One, the Computer Executive Symposium, CES, a group of 10 to 20 CIOs or DP execs, developed guardrails for the IT management profession. These collaborative methodologies and guidelines built on NNC’s four Growth Processes of experiential learning: application portfolio, resources, management controls/organization, and the level of user sophistication. Each was quantified and calibrated balanced with stage context.
As an example, if a Stage I or II needed to build an IT administrative, finance and planning function, the funding required was 3% to 5% of the IT budget for 2 to 3 years. Once established, steady state budget of 1% to 2% is sufficient. Each IT management decision had a healthy guideline.
The application portfolio should have quantifiable and measurable functional and technical quality. Functional quality should be above 65 while technical quality should be above 60. Otherwise replacement was required. Healthy maintenance and enhancement spending measured against production costs for each system should be on average about 38%. Below .38 the portfolio would degrade. Above .38 usually meant the portfolio needed refresh.
They taught their senior executives and boards to assure IT stayed within the CES Guardrails. Consistency allowed members to compare themselves quantifiably. CES ultimately became the basis of the balanced scorecard. My wife managed those projects for Kaplan and Norton.
About 1986, the simpletons held sway as firms such as Index pushed Mike Hammer’s Re-Engineering and also became DOacies. The Re-Engineering mantra: "Don't waste time on existing context, baselines or management. You will be totally Re-Engineering everything in the next year or so. You don't need administrative stuff like existing portfolio management. That stuff will be gone soon”.
"By the way, not only will we do strategy and planning, we're also doing implementation. It's one-stop shopping. (….and we’ll start the BIG billing on the DOacy sooner.)”
It sounded wonderful. Starting about 1986 firms started dismantling their management controls. At that time, firms had more adequate management process than they do today. I'm not saying that the simple-minded systems management processes of '85 or '86 would work today. They aren’t robust enough. But, they had the foundation.
I continually visit firms today saying they are implementing an IT management process for the first time.
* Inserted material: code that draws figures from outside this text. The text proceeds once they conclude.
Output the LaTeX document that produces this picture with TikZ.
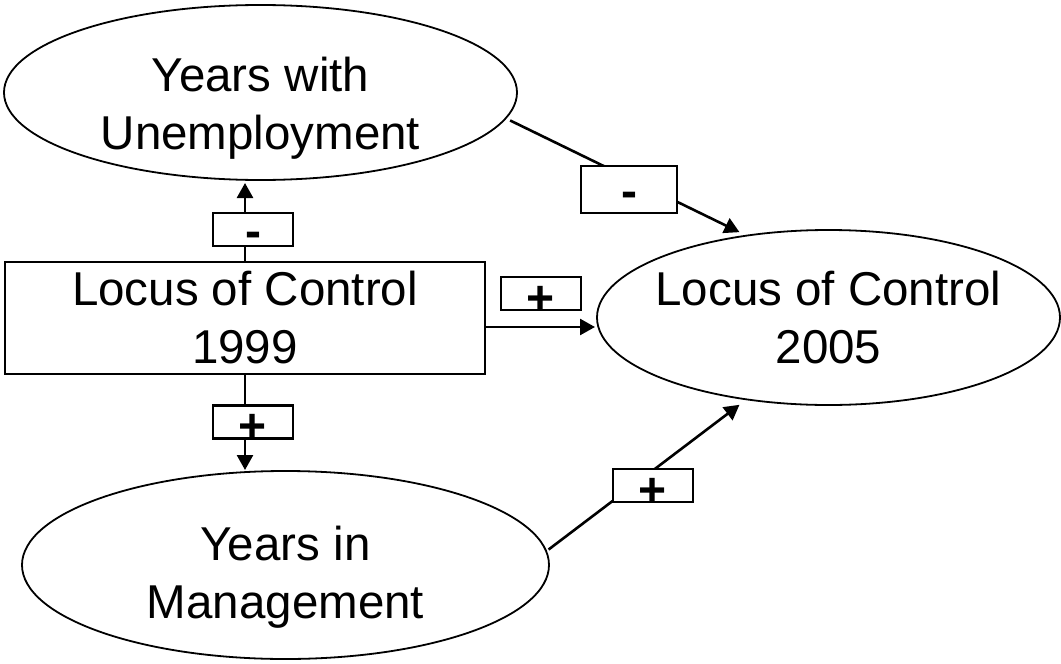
\documentclass[tikz,border=0pt]{standalone}
\usepackage{fontspec}
\setmainfont{Liberation Sans}
\usetikzlibrary{arrows.meta,shapes.geometric}

\begin{document}
\begin{tikzpicture}[x=1pt,y=-1pt,
  every node/.style={inner sep=0pt, outer sep=0pt},
  txt/.style={font=\fontsize{47.5}{58}\selectfont, align=center},
  oval/.style={draw, ellipse, line width=1.8pt},
  block/.style={draw, rectangle, line width=2.8pt},
  signbox/.style={draw, fill=white, line width=2.5pt, minimum width=80pt, minimum height=33pt},
  signtxt/.style={font=\fontsize{48}{48}\selectfont\bfseries},
  minus/.style={signbox, label={[signtxt, yshift=-10pt]center:-}},
  plus/.style={signbox, label={[signtxt, yshift=-6.5pt]center:+}},
  arr/.style={line width=2.6pt, -{Triangle[length=15pt,width=16pt]}}]

\useasboundingbox (0,0) rectangle (1061,664);

% constructs
\node[oval, minimum width=513pt, minimum height=175pt] (unemp) at (260.5,92.5) {};
\node[txt] (unempT) at ([yshift=-16pt]unemp.center) {Years with\\Unemployment};

\node[block, txt, minimum width=480pt, minimum height=112pt] (lc99) at (245,318) {Locus of Control\\1999};

\node[oval, minimum width=463pt, minimum height=175pt] (lc05) at (828.5,317.5) {};
\node[txt] (lc05T) at (lc05.center) {Locus of Control\\2005};

\node[oval, minimum width=527pt, minimum height=188pt] (mgmt) at (285.5,565) {};
\node[txt] (mgmtT) at ([yshift=-12pt]mgmt.center) {Years in\\Management};

% paths
\draw[arr, shorten >=3pt] (lc99.north) -- (lc99.north |- unemp.south);
\draw[arr, shorten >=1pt] (lc99.south) -- (lc99.south |- mgmt.north);
\coordinate (hStart) at ([yshift=-9pt]lc99.east);
\draw[arr, shorten >=2pt] (hStart) -- (hStart -| lc05.west);
\draw[arr, shorten <=5pt, shorten >=8pt] (unemp.-6) -- (lc05.135);
\draw[arr, shorten <=3pt, shorten >=9pt] (mgmt.3.5) -- (lc05.-135);

% signs of the effects
\node[minus] (sUp) at (253,229.5) {};
\node[minus, minimum width=96pt, minimum height=47pt] (sUnemp) at (629,189.5) {};
\node[plus] (sDirect) at (541,293.5) {};
\node[plus] (sDown) at (253,422) {};
\node[plus] (sMgmt) at (653,485.5) {};
\end{tikzpicture}
\end{document}
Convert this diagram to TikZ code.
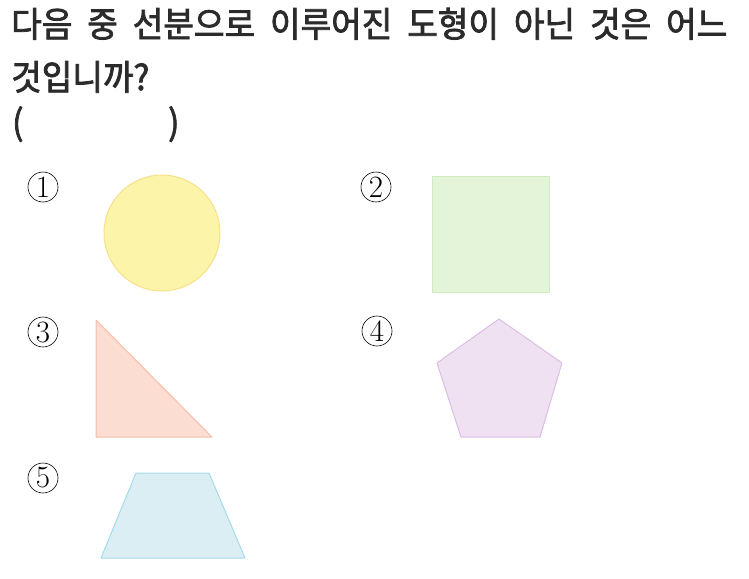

They are shocked when I pull up how they had that process in 1986. But, they took it apart when the DOacy that masqueraded as a management consultancy told them, “You don't need any of that stuff as we're all going to the future.”
Going back to Rogow's Rule, the concept of re-engineer an enterprise in two or three years was a pile of crap. By ‘95, most firms were left with a semi-completed Re-Engineering and a rotting legacy portfolio. Until about '86, nobody talked about a legacy portfolio as they were focused on invested asset management.
IT was viewed as an asset management game such as a hotel chain refreshes its hotels or how an airline looks at its planes. Assets, (all four Growth Processes) were rationally grown, maintained, operated, refreshed and replaced based on metrics, budget and schedule.
By '87 the game switched from selecting your distinguishing independent, objective Management Consultancy to finding a lowest cost DOacy for one stop shopping. Also, firms that were management consultancies moved toward implementation issues to survive.
NNC had gotten into some financial trouble and were selling out to KPMG. I saw consulting commoditization and felt technology decisions would be the next major chessboard. Gartner was going to be the next Camelot.